A good time for a pantomime
- by Laura Williamson :
- Nov 29,2018
It’s the start of December, which means Christmas is imminent. With it will come midnight shopping, overeating, and, for some of us, the desire to dig a deep hole under the broom that is hijacking the garden and climb in until the whole thing is over - except for this: it’s pantomime time!
The Wanaka Pantomimers kicked off this Christmas tradition in our region last year with the inaugural Wanaka panto, Cindy and the Villanelles - a hilarious, and un-heteronormative, take on the story of Cinderella.
The Southern Lakes is a multinational kind of place, and not everyone here will be familiar with panto. I wasn’t. I grew up in Canada, where we still have the Queen on our money, but have given away other colonial traditions like tea, polo, the class system and, it turns out, pantomime.
Pantomime is a British institution that dates back to Elizabethan times. Literally translating to “all kinds of mime”, it is a form of theatre that mixes fairy tale narratives with slapstick, cross-dressing, double-entendres, and a lot of audience participation involving, singing, dancing and yelling “oh yes he/she/it is!” repeatedly at the actors. Also, the baddies come in from one side and the goodies from the other (like in Shakespeare) and there is always a magical animal, such as a horse – or more specifically, a horse suit worn by two actors, one playing the head, one the rear.
It’s also a type of community art – which, according to The Irish Times, can be defined as everything from “a challenge to dominant artistic hegemonies by rejecting the autonomy of the institution of art in favour of a revitalisation of the avant-garde attempt to integrate art and everyday life” (Rhona Henderson) to the more straightforward "art happening in a community context" (Peter Sheridan).

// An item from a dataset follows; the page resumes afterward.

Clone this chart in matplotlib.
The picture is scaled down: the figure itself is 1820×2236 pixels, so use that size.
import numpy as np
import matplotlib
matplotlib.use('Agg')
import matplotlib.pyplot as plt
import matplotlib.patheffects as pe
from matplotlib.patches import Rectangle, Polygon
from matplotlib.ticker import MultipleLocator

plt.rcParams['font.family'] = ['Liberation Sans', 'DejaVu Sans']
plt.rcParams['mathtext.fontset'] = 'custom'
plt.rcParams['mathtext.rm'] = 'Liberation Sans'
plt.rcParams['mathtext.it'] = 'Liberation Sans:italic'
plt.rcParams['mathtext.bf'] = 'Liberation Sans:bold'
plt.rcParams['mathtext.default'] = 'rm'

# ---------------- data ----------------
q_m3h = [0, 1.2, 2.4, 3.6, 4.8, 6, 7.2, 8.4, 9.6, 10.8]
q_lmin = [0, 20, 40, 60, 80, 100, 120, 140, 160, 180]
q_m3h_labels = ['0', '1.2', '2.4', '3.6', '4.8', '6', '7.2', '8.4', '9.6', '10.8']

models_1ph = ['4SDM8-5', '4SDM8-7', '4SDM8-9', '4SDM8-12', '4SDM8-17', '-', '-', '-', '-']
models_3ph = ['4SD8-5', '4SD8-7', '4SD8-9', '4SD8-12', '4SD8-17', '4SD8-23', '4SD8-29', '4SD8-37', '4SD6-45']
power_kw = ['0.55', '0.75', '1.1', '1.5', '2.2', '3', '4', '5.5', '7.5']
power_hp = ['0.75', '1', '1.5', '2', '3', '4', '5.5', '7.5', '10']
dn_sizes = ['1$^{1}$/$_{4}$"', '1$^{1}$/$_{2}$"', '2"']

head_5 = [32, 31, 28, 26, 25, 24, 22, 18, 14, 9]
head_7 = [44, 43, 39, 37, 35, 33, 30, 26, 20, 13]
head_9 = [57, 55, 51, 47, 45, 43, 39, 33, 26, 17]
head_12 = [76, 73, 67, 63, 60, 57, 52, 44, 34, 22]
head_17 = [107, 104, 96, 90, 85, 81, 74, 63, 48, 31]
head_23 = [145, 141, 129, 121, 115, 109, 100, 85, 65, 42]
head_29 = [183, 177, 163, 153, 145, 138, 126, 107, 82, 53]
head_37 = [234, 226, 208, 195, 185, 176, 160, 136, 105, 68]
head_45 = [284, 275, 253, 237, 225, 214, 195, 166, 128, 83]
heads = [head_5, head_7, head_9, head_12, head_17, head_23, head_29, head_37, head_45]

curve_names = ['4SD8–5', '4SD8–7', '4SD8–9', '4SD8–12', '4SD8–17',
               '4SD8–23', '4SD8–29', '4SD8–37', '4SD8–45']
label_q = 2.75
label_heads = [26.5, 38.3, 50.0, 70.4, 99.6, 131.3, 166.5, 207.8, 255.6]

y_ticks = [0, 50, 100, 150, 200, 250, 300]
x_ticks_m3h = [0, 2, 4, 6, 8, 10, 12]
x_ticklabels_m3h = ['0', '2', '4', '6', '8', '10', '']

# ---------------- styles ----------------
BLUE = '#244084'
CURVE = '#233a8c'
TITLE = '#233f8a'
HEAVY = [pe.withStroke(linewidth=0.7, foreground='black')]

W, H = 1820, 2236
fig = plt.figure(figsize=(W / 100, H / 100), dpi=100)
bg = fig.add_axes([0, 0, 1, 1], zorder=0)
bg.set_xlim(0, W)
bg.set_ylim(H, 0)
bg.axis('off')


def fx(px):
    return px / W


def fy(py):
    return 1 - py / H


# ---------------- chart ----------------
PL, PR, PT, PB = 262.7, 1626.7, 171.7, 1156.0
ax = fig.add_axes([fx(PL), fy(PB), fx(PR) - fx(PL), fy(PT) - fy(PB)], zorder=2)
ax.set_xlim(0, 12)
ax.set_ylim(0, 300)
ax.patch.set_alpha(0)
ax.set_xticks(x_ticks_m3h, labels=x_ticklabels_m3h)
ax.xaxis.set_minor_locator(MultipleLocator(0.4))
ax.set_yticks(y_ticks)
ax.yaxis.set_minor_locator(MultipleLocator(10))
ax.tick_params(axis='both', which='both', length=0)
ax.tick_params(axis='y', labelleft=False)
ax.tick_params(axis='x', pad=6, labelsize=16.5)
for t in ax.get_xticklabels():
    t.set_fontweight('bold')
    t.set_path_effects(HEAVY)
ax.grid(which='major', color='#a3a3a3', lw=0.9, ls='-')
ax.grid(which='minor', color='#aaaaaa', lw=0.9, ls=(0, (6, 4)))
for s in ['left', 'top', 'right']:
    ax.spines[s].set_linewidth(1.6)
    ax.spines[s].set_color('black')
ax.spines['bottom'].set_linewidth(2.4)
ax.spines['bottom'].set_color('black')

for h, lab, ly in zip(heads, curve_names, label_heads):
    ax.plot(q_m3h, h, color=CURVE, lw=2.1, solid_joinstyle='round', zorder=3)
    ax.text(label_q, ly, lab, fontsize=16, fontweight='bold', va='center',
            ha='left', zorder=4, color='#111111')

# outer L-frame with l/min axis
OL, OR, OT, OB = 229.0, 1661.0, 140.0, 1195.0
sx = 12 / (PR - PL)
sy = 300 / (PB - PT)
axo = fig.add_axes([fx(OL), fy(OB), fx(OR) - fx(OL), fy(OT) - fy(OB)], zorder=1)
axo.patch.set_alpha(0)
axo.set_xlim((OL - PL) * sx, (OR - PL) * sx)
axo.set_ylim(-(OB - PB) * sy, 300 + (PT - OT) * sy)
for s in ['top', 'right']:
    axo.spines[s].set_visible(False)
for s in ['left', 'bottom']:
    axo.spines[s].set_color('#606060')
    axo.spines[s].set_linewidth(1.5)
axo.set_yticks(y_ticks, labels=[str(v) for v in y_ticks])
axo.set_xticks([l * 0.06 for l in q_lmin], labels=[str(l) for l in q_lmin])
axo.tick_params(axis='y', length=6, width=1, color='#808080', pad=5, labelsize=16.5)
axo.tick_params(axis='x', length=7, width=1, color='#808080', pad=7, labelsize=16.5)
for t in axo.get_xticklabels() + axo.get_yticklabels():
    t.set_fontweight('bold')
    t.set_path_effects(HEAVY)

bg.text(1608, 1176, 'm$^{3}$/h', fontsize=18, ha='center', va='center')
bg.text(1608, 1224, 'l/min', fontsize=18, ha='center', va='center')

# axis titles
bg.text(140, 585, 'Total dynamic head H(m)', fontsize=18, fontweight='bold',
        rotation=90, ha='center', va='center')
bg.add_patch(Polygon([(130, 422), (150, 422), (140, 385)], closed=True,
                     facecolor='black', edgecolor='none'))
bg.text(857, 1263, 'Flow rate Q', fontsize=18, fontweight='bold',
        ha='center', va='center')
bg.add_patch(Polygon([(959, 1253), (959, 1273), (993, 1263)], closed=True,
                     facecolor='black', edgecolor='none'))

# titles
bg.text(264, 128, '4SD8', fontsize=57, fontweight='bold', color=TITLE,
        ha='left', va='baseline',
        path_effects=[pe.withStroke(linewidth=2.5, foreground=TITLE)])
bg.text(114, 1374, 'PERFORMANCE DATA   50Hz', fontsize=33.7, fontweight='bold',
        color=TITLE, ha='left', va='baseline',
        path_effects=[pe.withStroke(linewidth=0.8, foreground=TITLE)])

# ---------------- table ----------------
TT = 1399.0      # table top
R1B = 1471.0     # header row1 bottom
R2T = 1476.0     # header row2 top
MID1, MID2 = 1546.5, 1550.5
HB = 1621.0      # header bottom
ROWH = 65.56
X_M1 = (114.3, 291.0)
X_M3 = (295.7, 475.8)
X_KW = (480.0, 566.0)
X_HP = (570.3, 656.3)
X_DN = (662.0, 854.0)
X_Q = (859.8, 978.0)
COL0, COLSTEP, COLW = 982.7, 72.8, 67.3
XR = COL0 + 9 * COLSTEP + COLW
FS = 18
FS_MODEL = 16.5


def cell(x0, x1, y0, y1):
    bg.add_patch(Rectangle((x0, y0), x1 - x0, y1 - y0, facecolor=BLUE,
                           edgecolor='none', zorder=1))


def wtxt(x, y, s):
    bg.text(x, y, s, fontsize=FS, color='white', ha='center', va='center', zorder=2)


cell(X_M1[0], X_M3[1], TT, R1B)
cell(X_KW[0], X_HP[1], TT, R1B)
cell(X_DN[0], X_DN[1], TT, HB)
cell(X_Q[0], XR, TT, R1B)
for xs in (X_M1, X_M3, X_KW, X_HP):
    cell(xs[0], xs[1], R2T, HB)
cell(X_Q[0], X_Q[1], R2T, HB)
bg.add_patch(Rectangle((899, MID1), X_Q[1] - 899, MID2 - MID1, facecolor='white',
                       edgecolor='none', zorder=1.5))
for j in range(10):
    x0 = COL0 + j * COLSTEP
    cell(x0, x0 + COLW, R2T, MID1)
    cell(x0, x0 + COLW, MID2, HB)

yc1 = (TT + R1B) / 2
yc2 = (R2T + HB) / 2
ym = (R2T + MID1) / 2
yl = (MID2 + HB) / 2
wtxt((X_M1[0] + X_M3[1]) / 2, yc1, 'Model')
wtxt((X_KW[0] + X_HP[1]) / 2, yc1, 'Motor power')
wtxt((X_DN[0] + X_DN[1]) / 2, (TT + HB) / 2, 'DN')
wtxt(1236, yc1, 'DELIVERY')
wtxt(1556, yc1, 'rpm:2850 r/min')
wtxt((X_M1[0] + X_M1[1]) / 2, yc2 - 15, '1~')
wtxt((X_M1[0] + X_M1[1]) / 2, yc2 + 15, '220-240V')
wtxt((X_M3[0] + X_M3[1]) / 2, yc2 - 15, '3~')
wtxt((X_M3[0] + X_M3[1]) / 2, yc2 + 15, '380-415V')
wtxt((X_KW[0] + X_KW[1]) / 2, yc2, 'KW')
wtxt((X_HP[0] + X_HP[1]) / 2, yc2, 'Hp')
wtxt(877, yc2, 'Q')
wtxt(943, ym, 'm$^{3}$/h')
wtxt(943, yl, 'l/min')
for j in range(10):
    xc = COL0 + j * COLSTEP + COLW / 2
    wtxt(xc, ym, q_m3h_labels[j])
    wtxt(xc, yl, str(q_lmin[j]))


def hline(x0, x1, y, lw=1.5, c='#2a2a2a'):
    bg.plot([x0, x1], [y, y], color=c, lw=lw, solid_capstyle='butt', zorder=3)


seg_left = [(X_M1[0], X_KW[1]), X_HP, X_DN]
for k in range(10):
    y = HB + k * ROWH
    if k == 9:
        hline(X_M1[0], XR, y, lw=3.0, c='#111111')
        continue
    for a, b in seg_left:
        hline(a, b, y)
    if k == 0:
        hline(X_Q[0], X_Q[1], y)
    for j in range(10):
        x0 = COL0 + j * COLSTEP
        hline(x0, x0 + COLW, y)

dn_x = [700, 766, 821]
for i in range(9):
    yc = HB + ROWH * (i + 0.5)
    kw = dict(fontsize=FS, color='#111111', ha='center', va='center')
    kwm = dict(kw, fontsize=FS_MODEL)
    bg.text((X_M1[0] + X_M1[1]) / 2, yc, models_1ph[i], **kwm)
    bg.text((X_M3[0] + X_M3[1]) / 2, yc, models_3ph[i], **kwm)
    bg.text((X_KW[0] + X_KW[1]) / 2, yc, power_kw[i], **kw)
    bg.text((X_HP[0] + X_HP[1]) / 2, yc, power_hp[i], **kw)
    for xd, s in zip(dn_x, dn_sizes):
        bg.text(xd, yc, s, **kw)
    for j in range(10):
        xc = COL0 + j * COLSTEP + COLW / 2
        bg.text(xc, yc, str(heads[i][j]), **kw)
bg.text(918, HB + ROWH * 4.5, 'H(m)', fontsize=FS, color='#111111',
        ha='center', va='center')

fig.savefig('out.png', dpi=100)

Both tie into the concept of “cultural democracy”, the idea of making art available to as broad a section of society as possible, to value low art as much as high art, and to use art as an agent of change from the street up. Empowering communities through the creative fields really started to grow in the post-war era, and took off in the sixties when theatre, visual arts and music all became instruments of the social upheavals of the time.
However you define community art, there can be a wee bit of snobbery about it – a belief that local productions equal cheap sets and bad acting – but, as Cindy and her Villanelles proved, it’s snobbery that is misplaced.
What is brilliant about local theatre, from high school musicals to a pantomime starring half the town, is coming away delightfully surprised by how much talent lurks below the surface of the place you live in. The actors in Cindy, from school pupils to a youth worker to a (male) GP in balloon-stuffed undergarments, showed off perfect comedic timing, and the writing was tight, the in-jokes spot-on, and the pantomime horse just the right amount of tatty.
I’ve paid a lot of money to see professional music and theatre that wasn’t nearly as good as the Wanaka panto, and it was an example of how art can engender cohesion and pride in a community – the audience walks away entertained, but also with a collective sense of, “hey, look what our town, and our people, can do!” It was also an example of the way humour can cut through serious social issues - in this case growth, addressed through a paved-paradise, put-up-a-parking-lot storyline that acknowledged real fears residents here are dealing with.
Christmas may be coming, the parking lots may be multiplying, but let’s take comfort in the universal truth that there is little funnier than an adult dressed up as the back end of a pony. Oh no there isn’t.
This year’s Wanaka pantomime, ‘Jac (who is resilient) and the Beansprouts’, runs from December 19 to 22 at the Lake Wanaka Centre.